**Supplied material**

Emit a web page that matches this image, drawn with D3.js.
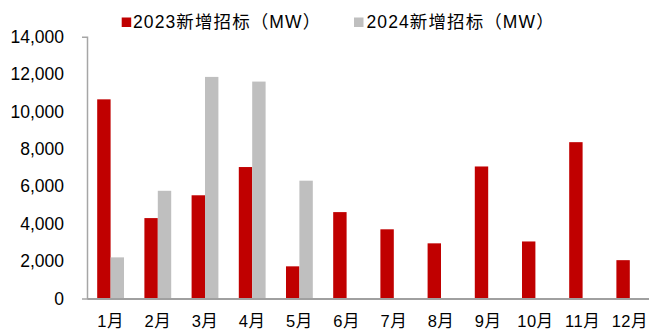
<!DOCTYPE html>
<html>
<head>
<meta charset="utf-8">
<script src="https://cdn.jsdelivr.net/npm/d3@7/dist/d3.min.js"></script>
<style>
  html, body { margin: 0; padding: 0; background: #fff; }
  svg { display: block; }
  text { font-family: "Liberation Sans", Arial, "Noto Sans CJK SC", sans-serif; fill: #000; }
</style>
</head>
<body>
<svg id="chart" width="649" height="332"></svg>
<script>
// Monthly new tender volume (MW)
const months = ["1月","2月","3月","4月","5月","6月","7月","8月","9月","10月","11月","12月"];
const seriesNames = ["2023新增招标（MW）", "2024新增招标（MW）"];
const values2023 = [10650, 4300, 5520, 7030, 1720, 4620, 3700, 2950, 7060, 3050, 8360, 2050];
const values2024 = [2200, 5760, 11850, 11600, 6300, null, null, null, null, null, null, null];
const yTicks = [0, 2000, 4000, 6000, 8000, 10000, 12000, 14000];
const colors = ["#C00000", "#BFBFBF"];

const svg = d3.select("#chart");

const x0 = d3.scaleBand()
  .domain(months)
  .range([87, 653.4])
  .paddingInner(0.432)
  .paddingOuter(0.216);

const x1 = d3.scaleBand()
  .domain([0, 1])
  .range([0, x0.bandwidth()]);

const y = d3.scaleLinear()
  .domain([0, 14000])
  .range([298.5, 36.7]);

const rows = months.map((m, i) => ({ month: m, vals: [values2023[i], values2024[i]] }));

// bars
const groups = svg.append("g")
  .selectAll("g")
  .data(rows)
  .join("g")
  .attr("transform", d => `translate(${x0(d.month)},0)`);

groups.selectAll("rect")
  .data(d => d.vals.map((v, k) => ({ k, v })).filter(e => e.v != null))
  .join("rect")
  .attr("x", e => x1(e.k))
  .attr("width", x1.bandwidth())
  .attr("y", e => y(e.v))
  .attr("height", e => y(0) - y(e.v))
  .attr("fill", e => colors[e.k]);

// y axis
const yAxis = svg.append("g")
  .attr("transform", "translate(87,0)")
  .call(d3.axisLeft(y)
    .tickValues(yTicks)
    .tickFormat(d3.format(","))
    .tickSizeInner(0)
    .tickSizeOuter(5)
    .tickPadding(23));
yAxis.select(".domain").attr("stroke", "#A6A6A6").attr("stroke-width", 1.5);
yAxis.selectAll("text").style("font-size", "17.5px").attr("fill", "#000");

// x axis
const xAxis = svg.append("g")
  .attr("transform", `translate(0,${y(0)})`)
  .call(d3.axisBottom(x0).tickSize(0).tickPadding(17));
xAxis.select(".domain").attr("stroke", "#A0A0A0").attr("stroke-width", 2);
xAxis.selectAll("text")
  .style("font-size", "16.5px")
  .style("letter-spacing", "0.5px")
  .attr("fill", "#000")
  .attr("dy", "0.71em");

// legend
const legendPos = [[121.7, 133], [354, 366.5]];
const legend = svg.append("g")
  .selectAll("g")
  .data(seriesNames)
  .join("g");
legend.append("rect")
  .attr("x", (d, i) => legendPos[i][0])
  .attr("y", 17.5)
  .attr("width", 9.5)
  .attr("height", 9.5)
  .attr("fill", (d, i) => colors[i]);
legend.append("text")
  .attr("x", (d, i) => legendPos[i][1])
  .attr("y", 27.6)
  .style("font-size", "17.5px")
  .style("letter-spacing", "1.1px")
  .text(d => d);
</script>
</body>
</html>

**Work required**
Return each line exactly as written. Any picture gets left out.

**Response to the exercise**
Emit a web page that matches this image, drawn with D3.js.
<!DOCTYPE html>
<html>
<head>
<meta charset="utf-8">
<script src="https://cdn.jsdelivr.net/npm/d3@7/dist/d3.min.js"></script>
<style>
  html, body { margin: 0; padding: 0; background: #fff; }
  svg { display: block; }
  text { font-family: "Liberation Sans", Arial, "Noto Sans CJK SC", sans-serif; fill: #000; }
</style>
</head>
<body>
<svg id="chart" width="649" height="332"></svg>
<script>
// Monthly new tender volume (MW)
const months = ["1月","2月","3月","4月","5月","6月","7月","8月","9月","10月","11月","12月"];
const seriesNames = ["2023新增招标（MW）", "2024新增招标（MW）"];
const values2023 = [10650, 4300, 5520, 7030, 1720, 4620, 3700, 2950, 7060, 3050, 8360, 2050];
const values2024 = [2200, 5760, 11850, 11600, 6300, null, null, null, null, null, null, null];
const yTicks = [0, 2000, 4000, 6000, 8000, 10000, 12000, 14000];
const colors = ["#C00000", "#BFBFBF"];

const svg = d3.select("#chart");

const x0 = d3.scaleBand()
  .domain(months)
  .range([87, 653.4])
  .paddingInner(0.432)
  .paddingOuter(0.216);

const x1 = d3.scaleBand()
  .domain([0, 1])
  .range([0, x0.bandwidth()]);

const y = d3.scaleLinear()
  .domain([0, 14000])
  .range([298.5, 36.7]);

const rows = months.map((m, i) => ({ month: m, vals: [values2023[i], values2024[i]] }));

// bars
const groups = svg.append("g")
  .selectAll("g")
  .data(rows)
  .join("g")
  .attr("transform", d => `translate(${x0(d.month)},0)`);

groups.selectAll("rect")
  .data(d => d.vals.map((v, k) => ({ k, v })).filter(e => e.v != null))
  .join("rect")
  .attr("x", e => x1(e.k))
  .attr("width", x1.bandwidth())
  .attr("y", e => y(e.v))
  .attr("height", e => y(0) - y(e.v))
  .attr("fill", e => colors[e.k]);

// y axis
const yAxis = svg.append("g")
  .attr("transform", "translate(87,0)")
  .call(d3.axisLeft(y)
    .tickValues(yTicks)
    .tickFormat(d3.format(","))
    .tickSizeInner(0)
    .tickSizeOuter(5)
    .tickPadding(23));
yAxis.select(".domain").attr("stroke", "#A6A6A6").attr("stroke-width", 1.5);
yAxis.selectAll("text").style("font-size", "17.5px").attr("fill", "#000");

// x axis
const xAxis = svg.append("g")
  .attr("transform", `translate(0,${y(0)})`)
  .call(d3.axisBottom(x0).tickSize(0).tickPadding(17));
xAxis.select(".domain").attr("stroke", "#A0A0A0").attr("stroke-width", 2);
xAxis.selectAll("text")
  .style("font-size", "16.5px")
  .style("letter-spacing", "0.5px")
  .attr("fill", "#000")
  .attr("dy", "0.71em");

// legend
const legendPos = [[121.7, 133], [354, 366.5]];
const legend = svg.append("g")
  .selectAll("g")
  .data(seriesNames)
  .join("g");
legend.append("rect")
  .attr("x", (d, i) => legendPos[i][0])
  .attr("y", 17.5)
  .attr("width", 9.5)
  .attr("height", 9.5)
  .attr("fill", (d, i) => colors[i]);
legend.append("text")
  .attr("x", (d, i) => legendPos[i][1])
  .attr("y", 27.6)
  .style("font-size", "17.5px")
  .style("letter-spacing", "1.1px")
  .text(d => d);
</script>
</body>
</html>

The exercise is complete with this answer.